Reddit and Facebook groups are full of course creators who spent weeks creating their courses… but once launched, they have no students. That sucks.
So what I do before even recording the course, is to write the launch material that will help sell it.
What do I mean by launch material? Two things:
- a few launch emails
- and a sales page
I use emails for my course launches for these reasons:
1) Email marketing is a proven way to sell online. Email promotions generate far higher sales than social media posts:
2) I can re-use the emails for future launches and update them quickly if needed (unlike videos)
3) It’s easy to go back and edit/tweak the emails based on performance data before re-promoting the course again.
4) I can use the emails to create the sales page
I also like to write emails before recording the course to make it as appealing as possible for students to buy. And I usually find those compelling arguments by writing about it. That’s why I create the launch material up front.
I used to record the course first, but then I’d get stuck creating the launch material. While writing, I often came up with great ideas that I couldn’t add because the course was already done. Now, I create the launch material first, to make sure that I can weave in any additional idea that can help in making it more enticing.
The genius thing about my method (sorry for bragging) is that I turn my emails into a sales page… so I kill two birds with one stone.
The way I structure my launch emails follows a simple, framework:
- Identify the desire/opportunity: Why should students care about the course topic?
- Explain the problems/obstacles holding them back: What’s the issue with the “mainstream methods”?
- Introduce my unique course as the solution: What makes my method unique?
- Provide an overview of the course and what’s included: How will this course help you specifically?
I then write the emails following this narrative. Then, all I have to do is assemble the emails to create the sales page.
Step 5: Recording the course
This is the part that many people overthink and overcomplicate. I was one of them. You don’t need a professional video studio setup or fancy equipment to record an effective course.
My process is to keep things super simple, so I don’t procrastinate. The best way I found is to open the mindmap I used to brainstorm the course and record my screen commenting on it. (Plenty of apps allow you to do this like Screenflow, Camtasia, or Loom.)
That’s really all there is to it. No need for multi-angle cameras, lighting rigs, or microphone acrobatics.
I also do NOT edit my online courses.
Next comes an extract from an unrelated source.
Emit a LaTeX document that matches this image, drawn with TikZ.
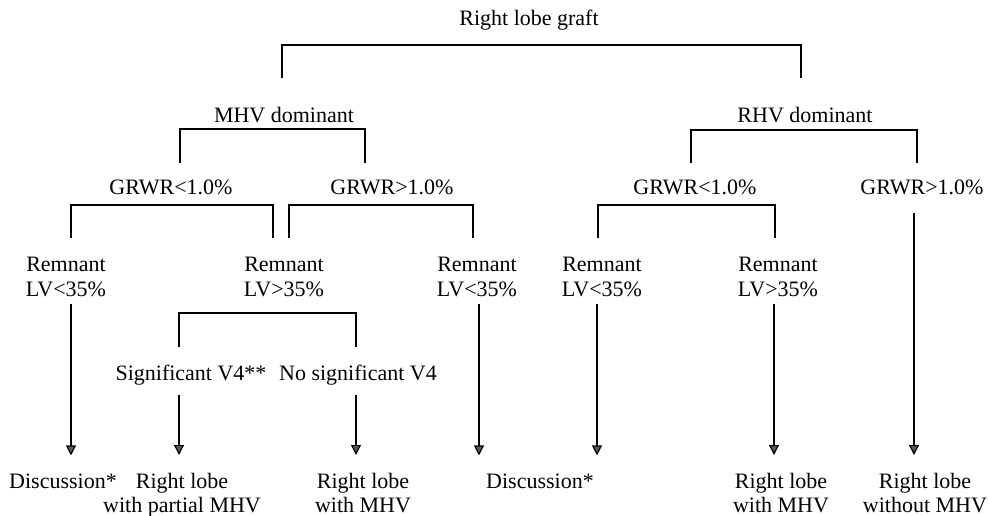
\documentclass[tikz,border=0pt]{standalone}
\usepackage{fontspec}
\setmainfont{Liberation Serif}
\usetikzlibrary{arrows.meta}
\begin{document}
\begin{tikzpicture}[x=1pt,y=-1pt,
  lbl/.style={font=\fontsize{22}{24.5}\selectfont, inner sep=0pt, outer sep=0pt, align=center},
  one/.style={lbl, anchor=base},
  two/.style={lbl, anchor=north},
  br/.style={draw=black, line width=1.2pt},
  arr/.style={draw=black, line width=1.2pt, -{Triangle[width=10pt,length=10pt,fill=black!65]}}]
\path[use as bounding box, fill=white] (0,0) rectangle (989,516);

% ---- labels ----
\node[one] (root) at (529,26) {Right lobe graft};
\node[one] (mhv) at (284,123) {MHV dominant};
\node[one] (rhv) at (805,123) {RHV dominant};
\node[one] (g1) at (171,195) {GRWR<1.0\%};
\node[one] (g2) at (392,195) {GRWR>1.0\%};
\node[one] (g3) at (695,195) {GRWR<1.0\%};
\node[one] (g4) at (922,195) {GRWR>1.0\%};
\node[two] (r1) at (66,257.4) {Remnant\\LV<35\%};
\node[two] (r2) at (284,257.4) {Remnant\\LV>35\%};
\node[two] (r3) at (477,257.4) {Remnant\\LV<35\%};
\node[two] (r4) at (602,257.4) {Remnant\\LV<35\%};
\node[two] (r5) at (778,257.4) {Remnant\\LV>35\%};
\node[one] (s1) at (191,380) {Significant V4**};
\node[one] (s2) at (358,380) {No significant V4};
\node[one] (d1) at (63,488) {Discussion*};
\node[two] (o1) at (182,473) {Right lobe\\with partial MHV};
\node[two] (o2) at (363,473) {Right lobe\\with MHV};
\node[one] (d2) at (540,488) {Discussion*};
\node[two] (o3) at (781,473) {Right lobe\\with MHV};
\node[two] (o4) at (925,473) {Right lobe\\without MHV};

% ---- bracket corners ----
\coordinate (tA) at (282,78);  \coordinate (tbar) at (529,45);  \coordinate (tB) at (801,78);
\coordinate (mA) at (180,163); \coordinate (mbar) at (284,129); \coordinate (mB) at (365,163);
\coordinate (hA) at (691,163); \coordinate (hbar) at (805,130); \coordinate (hB) at (917,163);
\coordinate (aA) at (71,238);  \coordinate (abar) at (171,205); \coordinate (aB) at (273,238);
\coordinate (bA) at (289,238); \coordinate (bbar) at (392,205); \coordinate (bB) at (473,238);
\coordinate (cA) at (598,238); \coordinate (cbar) at (695,205); \coordinate (cB) at (775,238);
\coordinate (vA) at (179,347); \coordinate (vbar) at (284,313); \coordinate (vB) at (356,347);

\draw[br] (tA) |- (tbar) -| (tB);
\draw[br] (mA) |- (mbar) -| (mB);
\draw[br] (hA) |- (hbar) -| (hB);
\draw[br] (aA) |- (abar) -| (aB);
\draw[br] (bA) |- (bbar) -| (bB);
\draw[br] (cA) |- (cbar) -| (cB);
\draw[br] (vA) |- (vbar) -| (vB);

% ---- arrow columns ----
\coordinate (c1) at (71,0);
\coordinate (c2) at (479,0);
\coordinate (c3) at (597,0);
\coordinate (c4) at (774,0);
\coordinate (c5) at (914,0);
\coordinate (c6) at (179,0);
\coordinate (c7) at (356,0);

\draw[arr, shorten <=7.5pt, shorten >=18pt] (r1.south -| c1) -- (d1.north -| c1);
\draw[arr, shorten <=7.5pt, shorten >=18pt] (r3.south -| c2) -- (d2.north -| c2);
\draw[arr, shorten <=7.5pt, shorten >=18pt] (r4.south -| c3) -- (d2.north -| c3);
\draw[arr, shorten <=7.5pt, shorten >=18pt] (r5.south -| c4) -- (o3.north -| c4);
\draw[arr, shorten <=17.7pt, shorten >=18pt] (g4.south -| c5) -- (o4.north -| c5);
\draw[arr, shorten <=10pt, shorten >=18pt] (s1.south -| c6) -- (o1.north -| c6);
\draw[arr, shorten <=10pt, shorten >=18pt] (s2.south -| c7) -- (o2.north -| c7);
\end{tikzpicture}
\end{document}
I prefer to leave in any little imperfections like coughing, ums, errs, etc. when recording. It makes the courses feel more natural and conversational like you’re having a friendly chat with the viewer. No need to stress about being a flawless presenter.
The goal is to get the core teaching content recorded in a logical, step-by-step way without getting bogged down by production details. You can always go back and re-record sections later if you totally messed up.
By adopting this casual recording style, I can record the whole course in one morning — usually in less than 3 hours.
Compare that to the weeks or months of agony from obsessively polishing the materials right out of the gate.
Record your course like a Zoom meeting, not a TED Talk.
Step 6: Putting it all together
With the launch emails written and the core course content recorded, the final step is putting all the pieces together for a stress-free launch.
First, I’ll polish up the launch emails, adding final edits based on the course recording.
Next, I’ll tackle the visuals: creating a simple logo and designing the sales page layout. I use a pre-defined style for all my courses, so I just need to change the title and icon. It takes 5 minutes.
Once the sales page is ready, I’ll upload the course video files to my online platform. Then, I get all the other logistics configured like the order form, the launch coupon code, etc.
The last part is loading the final launch email sequence into my autoresponder.
And that’s it! By following these sequential steps, I have a new course ready for launch without any of the frantic overwhelm.
The best part of this structured process is that I can repeat it every month. No more seasonal roll-out headaches or exhausting, multi-year course creation sagas!